Saturday night saw Nick Blackwell unsuccessfully defend his British middleweight title against rival Chris Eubank Jr., who emerged the victor with a tenth round TKO win to his name.
It was a bit of a grudge match. Both men had traded verbal barbs throughout the build-up to the fight. Billy Joe Saunders—Blackwell's teammate and the one man to get the better of Eubank Jr. in professional boxing—even got in the face of Eubank Sr. in the ring before the bout had begun, thrusting his teammate's British title in his face.
While both men traded words with equalling impact before the fight materialized inside the ring, the fight itself was a totally different matter. Eubank Jr. ran the show and dominated the contest, outclassing his opponent throughout—only truly getting caught by one clean Blackwell punch all fight while he was taunting in the direction of Saunders and Tyson Fury who were still vehemently backing their man Blackwell.
Blackwell is as tough as they come and continued to stand up to the punishing blows inflicted by Eubank Jr. With the benefit of hindsight, this was to the detriment of the young 25-year-old's health.
The fight was eventually called off two minutes into the tenth round by referee Victor Loughlin after the ringside doctor voiced his concerns over the gruesome haematoma above and around Blackwell's eye—clearly impairing his vision.
Shortly after the fight, Blackwell collapsed in the ring and was rushed to hospital with bleeding on the brain, before being placed into a medically-induced coma to undergo treatment.
Eubank Sr. himself has had to endure the grim realities of boxing where you have inflicted life-threatening and life-changing injuries upon your opponent. That's not to say the boxer meting out such physical punishment is the victim in this scenario, but you can't deny the mental anguish one would suffer in this instance—and Chris Eubank Sr. Is the perfect example of that with how he dealt with the injuries he dished out to Michael Watson. Watson endured a 40-day coma, six brain surgeries and years of slow and painful rehabilitation to be able to live his life as "normally" as possible following their WBO super middleweight world title fight in 1991.
Sensing that Blackwell was hurt, Eubank Sr. could be heard imploring Loughlin to put a stop to this fight at ringside. Ignored and frustrated, Eubank Sr. took it upon himself to speak to his son after the eighth round to instruct Eubank Jr. to stop punching his opponent upstairs and hit the body instead to avoid causing any further, unnecessary damage to Blackwell.
Eubank Sr. could be heard saying:"If the referee doesn't stop it, then I don't know what to tell you, but I will tell you this: one, if he doesn't stop it and we keep on beating him like this, he is getting hurt; two, if it goes to a decision, why didn't the referee stop the fight? I don't get why. So maybe you shouldn't leave it to the referee. So you're not going to take him out to the face—you're going to take him out to the body."

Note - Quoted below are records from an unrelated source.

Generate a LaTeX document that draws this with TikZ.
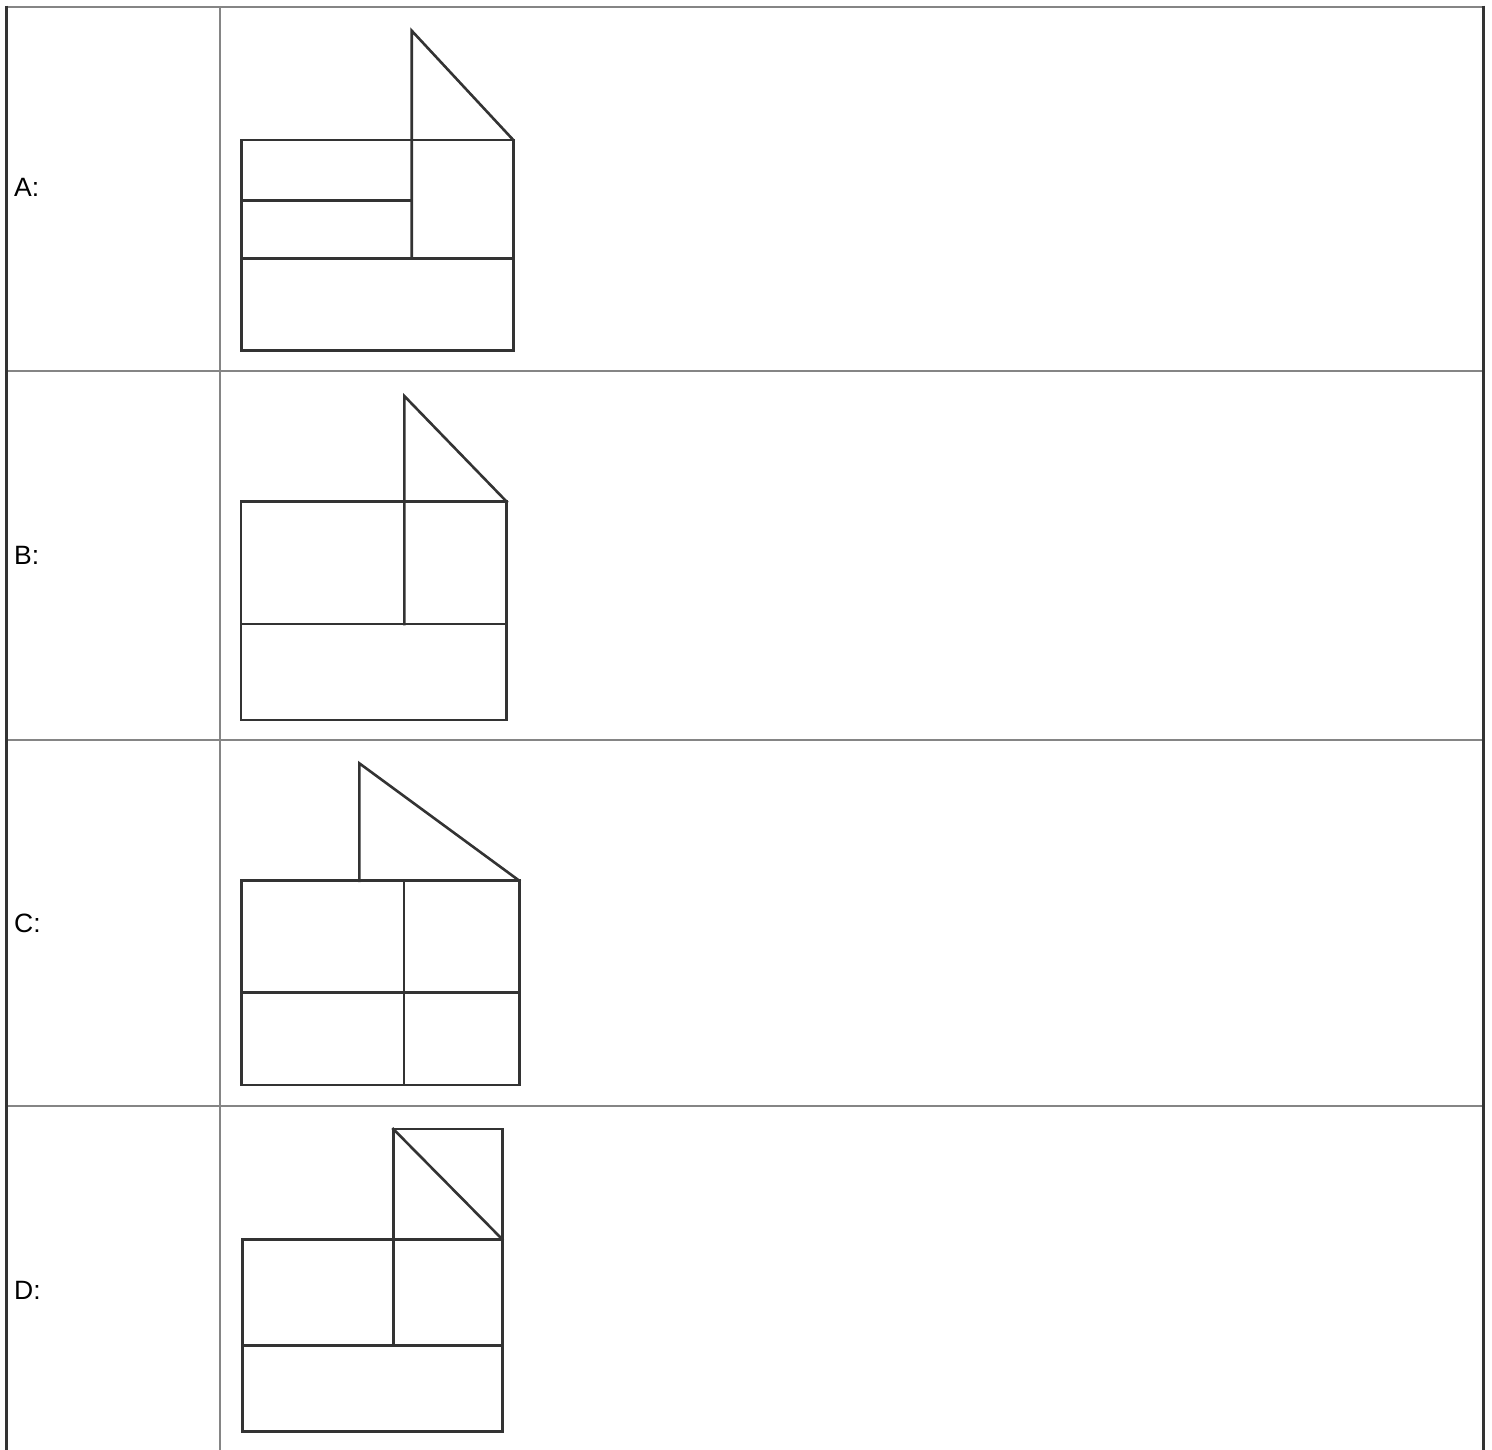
\documentclass[tikz,border=0pt]{standalone}
\usepackage{fontspec}
\setmainfont{Liberation Sans}
\definecolor{gridgray}{HTML}{858585}
\definecolor{darkline}{HTML}{333333}
\begin{document}
\begin{tikzpicture}[x=1pt,y=-1pt,
  gridline/.style={draw=gridgray,line width=2pt},
  outerline/.style={draw=darkline,line width=3pt},
  figline/.style={draw=darkline,line width=2.6pt,line join=miter,line cap=rect},
  rowlabel/.style={anchor=base west,inner sep=0pt,font=\fontsize{26.5}{30}\selectfont}]
\useasboundingbox (0,0) rectangle (1492,1450);
% table
\draw[gridline] (5,6.7) -- (1485,6.7);
\draw[gridline] (5,370.5) -- (1485,370.5);
\draw[gridline] (5,740) -- (1485,740);
\draw[gridline] (5,1106) -- (1485,1106);
\draw[gridline] (220,6.7) -- (220,1450);
\draw[outerline] (6,5.7) -- (6,1450);
\draw[outerline] (1483.5,5.7) -- (1483.5,1450);
% labels
\node[rowlabel] (la) at (14,197) {A:};
\node[rowlabel] (lb) at (14,564) {B:};
\node[rowlabel] (lc) at (14,932) {C:};
\node[rowlabel] (ld) at (14,1299) {D:};
% figure A
\draw[figline] (241.7,140) rectangle (513.3,350.7);
\draw[figline] (241.7,258.3) -- (513.3,258.3);
\draw[figline] (241.7,200.7) -- (411.7,200.7);
\draw[figline] (411.7,258.3) -- (411.7,30.7) -- (513.3,140);
% figure B
\draw[figline] (241,501.7) rectangle (506.7,720);
\draw[figline] (241,624) -- (506.7,624);
\draw[figline] (404.3,624) -- (404.3,396) -- (506.7,501.7);
% figure C
\draw[figline] (241.7,880.7) rectangle (519.3,1085);
\draw[figline] (241.7,992.7) -- (519.3,992.7);
\draw[figline] (404,880.7) -- (404,1085);
\draw[figline] (359.3,880.7) -- (359.3,763.3) -- (519.3,880.7);
% figure D
\draw[figline] (242.3,1239.3) rectangle (502.3,1431.7);
\draw[figline] (242.3,1345.7) -- (502.3,1345.7);
\draw[figline] (393.3,1345.7) -- (393.3,1129) -- (502.3,1129) -- (502.3,1239.3);
\draw[figline] (393.3,1129) -- (502.3,1239.3);
\end{tikzpicture}
\end{document}
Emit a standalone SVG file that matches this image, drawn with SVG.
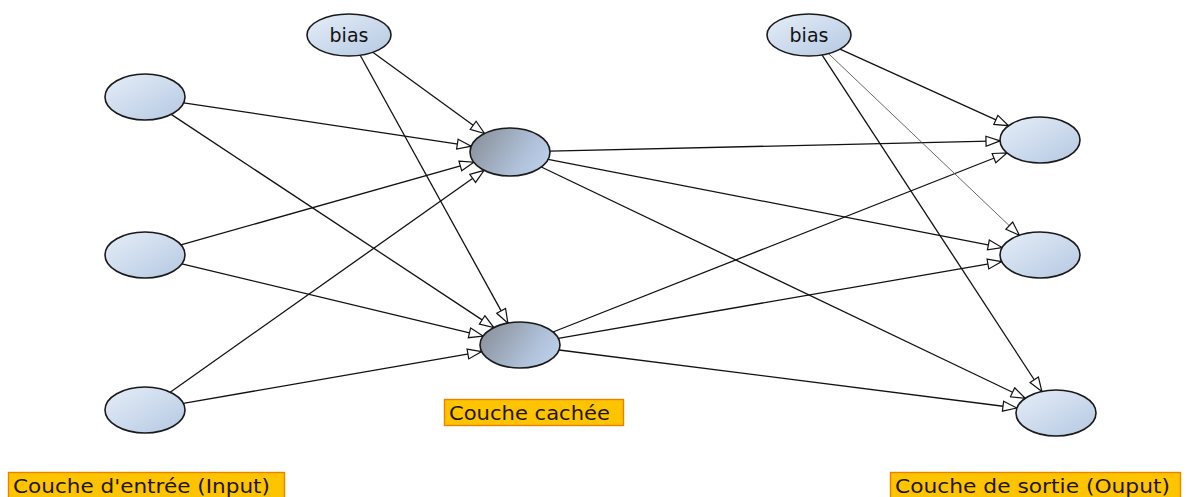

Robert Smith, general secretary of the British Boxing Board of Control (BBBC) said he was happy with Loughlin's officiating despite what happened on Saturday night. As of now, Blackwell is said to be in a "stable" condition in hospital, though he is "going to be in hospital for some time" according to Smith.
Peter Fury—uncle, manager and trainer to world heavyweight champion Tyson—commended Eubank Sr. for his words despite the bad blood between the two camps before the contest.
With Britain being Britain, there are some cynics out there who feel Eubank Sr.'s words show more concern for his son's progress on the scorecards rather than the health of his opponent Blackwell. But, what Eubank Sr. has experienced with Michael Watson, his clear instruction for Jr. to avoid hitting the head of Blackwell altogether and his despairing disbelief that the fight hadn't been stopped already suggests Eubank Sr. had Blackwell's best intentions at heart.
This is cynicism for cynicism's sake. Even if the context of Eubank Sr.'s words were geared more towards his son's in-ring gameplan, those words still meant Blackwell endured less potentially life-threatening punishment in the ring.
The boxing community in its vast majority has taken to social media to send their messages of support and best wishes to Blackwell as well as their gratitude to Eubank Sr. for being a wise head and for seeing the warning signs Blackwell was displaying in the ring—and rightfully so on both counts.